Directions: Restate the data exactly as given and keep the pictures out.

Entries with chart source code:
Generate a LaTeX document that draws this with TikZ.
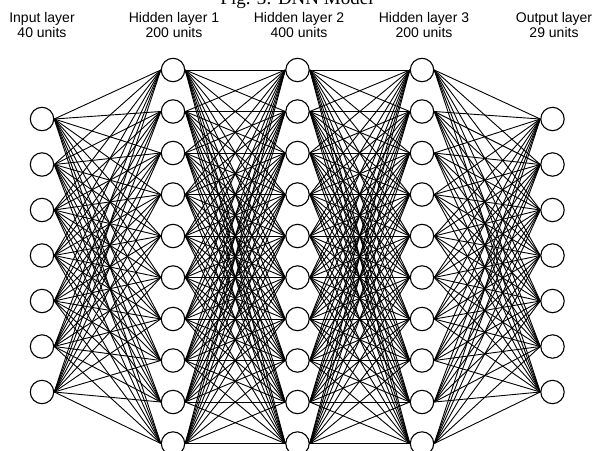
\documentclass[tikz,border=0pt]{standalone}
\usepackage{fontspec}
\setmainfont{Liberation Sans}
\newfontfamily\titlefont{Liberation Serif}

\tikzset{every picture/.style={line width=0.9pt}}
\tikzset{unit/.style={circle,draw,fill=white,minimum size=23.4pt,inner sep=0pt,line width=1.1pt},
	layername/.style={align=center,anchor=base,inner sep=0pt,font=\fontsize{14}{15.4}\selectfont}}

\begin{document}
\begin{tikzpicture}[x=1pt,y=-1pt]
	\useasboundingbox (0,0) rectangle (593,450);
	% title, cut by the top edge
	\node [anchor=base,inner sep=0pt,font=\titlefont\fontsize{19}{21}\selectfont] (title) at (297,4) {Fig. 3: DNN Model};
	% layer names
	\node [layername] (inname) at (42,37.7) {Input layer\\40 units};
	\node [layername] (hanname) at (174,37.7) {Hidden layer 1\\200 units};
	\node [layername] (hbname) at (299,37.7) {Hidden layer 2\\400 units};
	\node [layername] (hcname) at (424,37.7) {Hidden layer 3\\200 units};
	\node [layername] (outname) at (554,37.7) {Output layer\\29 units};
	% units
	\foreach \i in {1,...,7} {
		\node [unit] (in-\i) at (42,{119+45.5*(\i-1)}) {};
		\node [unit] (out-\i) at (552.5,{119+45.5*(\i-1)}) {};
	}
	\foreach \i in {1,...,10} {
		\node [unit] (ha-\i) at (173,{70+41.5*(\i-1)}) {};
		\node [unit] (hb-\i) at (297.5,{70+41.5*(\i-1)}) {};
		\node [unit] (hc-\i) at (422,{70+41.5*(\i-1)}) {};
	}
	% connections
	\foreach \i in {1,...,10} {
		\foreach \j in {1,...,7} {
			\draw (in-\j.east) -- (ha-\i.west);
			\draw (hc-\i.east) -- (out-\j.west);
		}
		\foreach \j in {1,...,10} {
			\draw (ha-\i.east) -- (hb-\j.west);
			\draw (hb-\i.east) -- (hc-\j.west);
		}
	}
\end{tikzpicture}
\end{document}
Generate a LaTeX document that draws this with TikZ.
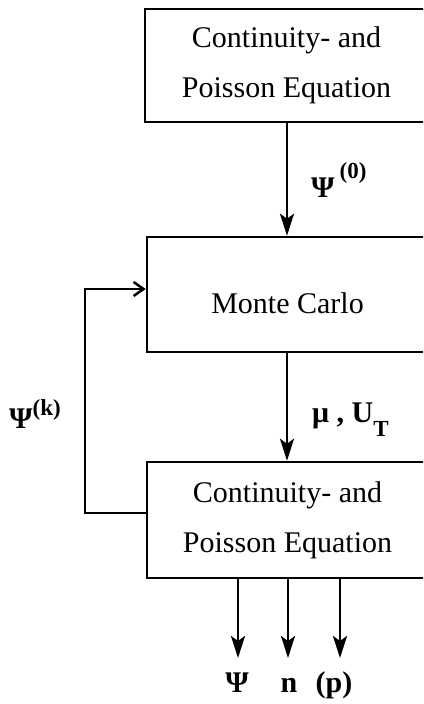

Response:
Generate a LaTeX document that draws this with TikZ.
\documentclass[tikz,border=0pt]{standalone}
\usepackage{fontspec}
\setmainfont{Liberation Sans}
\newfontfamily\titlefont{Liberation Serif}

\tikzset{every picture/.style={line width=0.9pt}}
\tikzset{unit/.style={circle,draw,fill=white,minimum size=23.4pt,inner sep=0pt,line width=1.1pt},
	layername/.style={align=center,anchor=base,inner sep=0pt,font=\fontsize{14}{15.4}\selectfont}}

\begin{document}
\begin{tikzpicture}[x=1pt,y=-1pt]
	\useasboundingbox (0,0) rectangle (593,450);
	% title, cut by the top edge
	\node [anchor=base,inner sep=0pt,font=\titlefont\fontsize{19}{21}\selectfont] (title) at (297,4) {Fig. 3: DNN Model};
	% layer names
	\node [layername] (inname) at (42,37.7) {Input layer\\40 units};
	\node [layername] (hanname) at (174,37.7) {Hidden layer 1\\200 units};
	\node [layername] (hbname) at (299,37.7) {Hidden layer 2\\400 units};
	\node [layername] (hcname) at (424,37.7) {Hidden layer 3\\200 units};
	\node [layername] (outname) at (554,37.7) {Output layer\\29 units};
	% units
	\foreach \i in {1,...,7} {
		\node [unit] (in-\i) at (42,{119+45.5*(\i-1)}) {};
		\node [unit] (out-\i) at (552.5,{119+45.5*(\i-1)}) {};
	}
	\foreach \i in {1,...,10} {
		\node [unit] (ha-\i) at (173,{70+41.5*(\i-1)}) {};
		\node [unit] (hb-\i) at (297.5,{70+41.5*(\i-1)}) {};
		\node [unit] (hc-\i) at (422,{70+41.5*(\i-1)}) {};
	}
	% connections
	\foreach \i in {1,...,10} {
		\foreach \j in {1,...,7} {
			\draw (in-\j.east) -- (ha-\i.west);
			\draw (hc-\i.east) -- (out-\j.west);
		}
		\foreach \j in {1,...,10} {
			\draw (ha-\i.east) -- (hb-\j.west);
			\draw (hb-\i.east) -- (hc-\j.west);
		}
	}
\end{tikzpicture}
\end{document}
Generate a LaTeX document that draws this with TikZ.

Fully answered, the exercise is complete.